Es la función del diseño, ayudar- estabilizar, incluso- la forma para que alguien, un usuario preferentemente pueda percibirla como una determinada realidad.
Esta es la segunda propiedad atribuible a este ensayo de Alejo Urdaneta, llamar la atención de cómo y en razón de que se han ido pervirtiendo los signos de una manera tan sutil, pero tan eficiente, al mismo tiempo.

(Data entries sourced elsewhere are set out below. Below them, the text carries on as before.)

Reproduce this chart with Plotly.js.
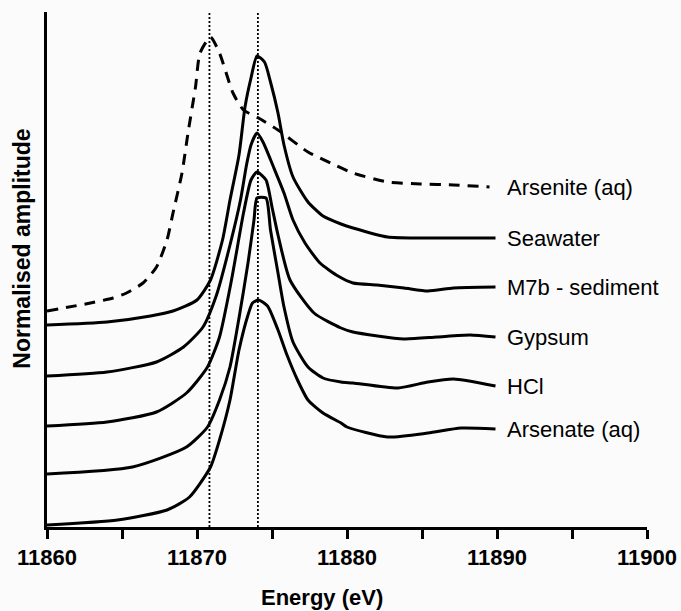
<!DOCTYPE html>
<html>
<head>
<meta charset="utf-8">
<script src="https://cdn.plot.ly/plotly-3.0.1.min.js"></script>
<style>html,body{margin:0;padding:0;background:#fbfbfb;}#chart{width:681px;height:611px;}</style>
</head>
<body>
<div id="chart"></div>
<script>
// ---- Data (energy in eV, normalised amplitude with vertical offsets) ----
const seriesNames = ["Arsenite (aq)", "Seawater", "M7b - sediment", "Gypsum", "HCl", "Arsenate (aq)"];

const arseniteE = [11860, 11862.9, 11864.4, 11865.3, 11866.4, 11867.3, 11868.0, 11868.4, 11869.0, 11869.4, 11869.9, 11870.2, 11870.9, 11871.5, 11872.4, 11873.1, 11874.1, 11875.4, 11877.4, 11878.9, 11880.4, 11882.7, 11884.9, 11887.1, 11889.5];
const arseniteA = [2.16, 2.24, 2.29, 2.34, 2.44, 2.60, 2.87, 3.14, 3.54, 3.94, 4.40, 4.74, 4.90, 4.74, 4.34, 4.17, 4.09, 3.97, 3.75, 3.64, 3.54, 3.45, 3.43, 3.42, 3.40];

const seawaterE = [11860, 11864.0, 11866.9, 11868.4, 11870.0, 11870.9, 11871.7, 11872.2, 11872.8, 11873.2, 11873.6, 11874.0, 11874.5, 11874.9, 11875.4, 11875.8, 11876.4, 11877.4, 11878.4, 11879.6, 11880.4, 11882.7, 11884.9, 11887.1, 11889.9];
const seawaterA = [2.02, 2.05, 2.11, 2.16, 2.27, 2.47, 2.87, 3.27, 3.72, 4.20, 4.49, 4.71, 4.65, 4.45, 4.14, 3.82, 3.50, 3.25, 3.11, 3.03, 2.99, 2.90, 2.89, 2.89, 2.89];

const m7bE = [11860, 11864.0, 11867.3, 11869.1, 11870.4, 11871.3, 11872.2, 11872.9, 11873.3, 11873.6, 11874.0, 11874.4, 11875.1, 11875.8, 11876.4, 11877.2, 11878.2, 11879.4, 11880.4, 11882.0, 11883.8, 11885.4, 11887.1, 11889.9];
const m7bA = [1.51, 1.55, 1.65, 1.80, 2.00, 2.32, 2.82, 3.27, 3.62, 3.82, 3.94, 3.85, 3.60, 3.34, 3.07, 2.84, 2.64, 2.51, 2.44, 2.42, 2.39, 2.36, 2.39, 2.40];

const gypsumE = [11860, 11864.0, 11867.3, 11869.3, 11870.7, 11871.5, 11872.3, 11873.1, 11873.6, 11874.0, 11874.6, 11875.0, 11875.4, 11876.2, 11877.8, 11879.6, 11880.4, 11883.8, 11886.0, 11888.2, 11889.9];
const gypsumA = [1.01, 1.05, 1.15, 1.34, 1.60, 1.90, 2.47, 3.14, 3.47, 3.55, 3.47, 3.20, 2.92, 2.47, 2.14, 1.99, 1.95, 1.88, 1.90, 1.92, 1.90];

const hclE = [11860, 11865.7, 11869.3, 11870.7, 11871.5, 11872.2, 11872.8, 11873.4, 11873.8, 11874.0, 11874.6, 11874.9, 11875.4, 11875.8, 11876.4, 11877.4, 11878.4, 11879.6, 11880.4, 11883.4, 11885.4, 11887.1, 11889.9];
const hclA = [0.53, 0.60, 0.80, 1.00, 1.27, 1.60, 2.09, 2.64, 3.07, 3.29, 3.29, 2.97, 2.54, 2.20, 1.85, 1.60, 1.49, 1.45, 1.44, 1.39, 1.45, 1.48, 1.41];

const arsenateE = [11860, 11864.7, 11868.0, 11869.5, 11870.9, 11871.5, 11872.2, 11872.8, 11873.4, 11873.7, 11874.1, 11874.7, 11875.4, 11876.0, 11876.7, 11877.4, 11878.4, 11879.6, 11880.0, 11882.7, 11885.4, 11887.6, 11889.9];
const arsenateA = [0.02, 0.07, 0.17, 0.30, 0.60, 0.87, 1.27, 1.77, 2.12, 2.24, 2.27, 2.21, 1.97, 1.72, 1.47, 1.27, 1.14, 1.04, 1.00, 0.90, 0.94, 0.99, 0.98];

const referenceEnergies = [11870.83, 11874.06];
const tickValues = [11860, 11865, 11870, 11875, 11880, 11885, 11890, 11895, 11900];
const tickLabels = ["11860", "", "11870", "", "11880", "", "11890", "", "11900"];

// ---- Build ----
const FONT = "Liberation Sans, Arial, Helvetica, sans-serif";
const xs = [arseniteE, seawaterE, m7bE, gypsumE, hclE, arsenateE];
const ys = [arseniteA, seawaterA, m7bA, gypsumA, hclA, arsenateA];

const traces = xs.map((x, i) => ({
  x: x, y: ys[i], type: "scatter", mode: "lines", name: seriesNames[i],
  line: {color: "#000", width: 3, dash: i === 0 ? "11px,8px" : "solid", shape: "spline", smoothing: 0.6},
  hoverinfo: "skip", cliponaxis: false
}));

const shapes = referenceEnergies.map(e => ({
  type: "line", xref: "x", yref: "paper", x0: e, x1: e, y0: 0, y1: 1,
  line: {color: "#000", width: 1.8, dash: "2px,2px"}, layer: "below"
}));

const annotations = seriesNames.map((n, i) => ({
  text: n, x: 11890.5, y: ys[i][ys[i].length - 1], xref: "x", yref: "y",
  xanchor: "left", yanchor: "middle", showarrow: false,
  font: {family: FONT, size: 22, color: "#000"}
}));
annotations.push({
  text: "Energy (eV)", xref: "paper", yref: "paper", x: 0.458, y: -0.136,
  xanchor: "center", yanchor: "middle", showarrow: false,
  font: {family: FONT, size: 22, color: "#000", weight: "bold"}
});
annotations.push({
  text: "Normalised amplitude", xref: "paper", yref: "paper", x: -0.042, y: 0.54,
  xanchor: "center", yanchor: "middle", textangle: -90, showarrow: false,
  font: {family: FONT, size: 23, color: "#000", weight: "bold"}
});

const layout = {
  width: 681, height: 611,
  margin: {l: 47, r: 34, t: 12, b: 84},
  paper_bgcolor: "#fbfbfb", plot_bgcolor: "#fbfbfb",
  showlegend: false,
  xaxis: {
    range: [11860, 11900], showgrid: false, zeroline: false,
    showline: true, linecolor: "#000", linewidth: 3,
    ticks: "outside", ticklen: 9, tickwidth: 3, tickcolor: "#000",
    tickmode: "array", tickvals: tickValues, ticktext: tickLabels,
    tickfont: {family: FONT, size: 22, color: "#000", weight: "bold"}
  },
  yaxis: {
    range: [0, 5.15], showgrid: false, zeroline: false,
    showline: true, linecolor: "#000", linewidth: 3,
    showticklabels: false, ticks: ""
  },
  shapes: shapes,
  annotations: annotations
};

Plotly.newPlot("chart", traces, layout, {displayModeBar: false, staticPlot: true});
</script>
</body>
</html>
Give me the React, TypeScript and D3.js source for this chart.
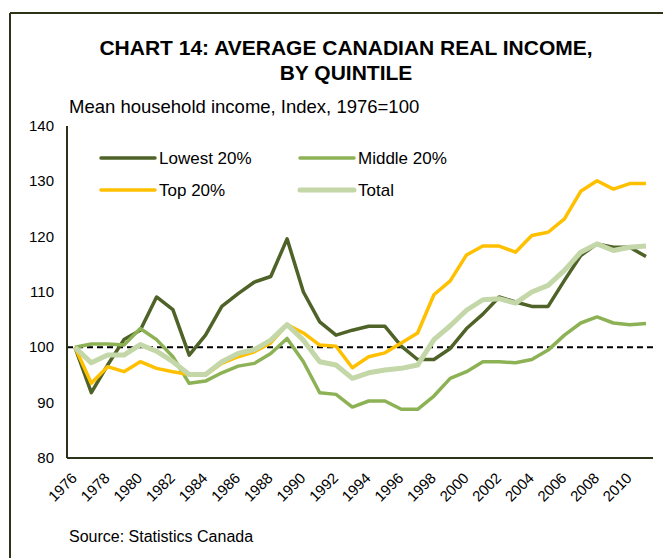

Muchas de las obras de arte que hoy se admiran y por las cuales se pagan sumas inmensas responden a las características de una época utilitarista y consumista, arrastrada por la denominaciones de marca. Algo que es posible en una época en que el hombre ha olvidado sus vinculaciones metafísicas dominado por un esterilizante conjunto de gadgets
Jean Cocteau, citado por el autor de este ensayo, ha dicho que el arte es una de las cosas más necesarias en el mundo de hoy, aunque no sabría decir para qué sirve. Ligado a su tesis inicial del arte como producto del espíritu, este ensayo pareciera una respuesta razonable y racional de lo que algún día vendrá a ser el arte nuevamente en el momento en que se comiencen a cernir en lontananza los primeros indicios del nuevo renacimiento. Por tanto, este ensayo de Alejo Urdaneta es una voz de alerta- custos quid de nocte, centinela, ¿cómo anda la noche?- ante la huida del hombre moderno enfrentado al pensar. Heidegger ha dicho que esta huida ante el pensar es la razón de la falta de pensamiento.
Se hace imprescindible un pensar de tipo peculiar como el emprendido por el autor a modo de reflexión personal ante la singularidad del fenómeno estético. Ese es el mérito principal de este esfuerzo editorial.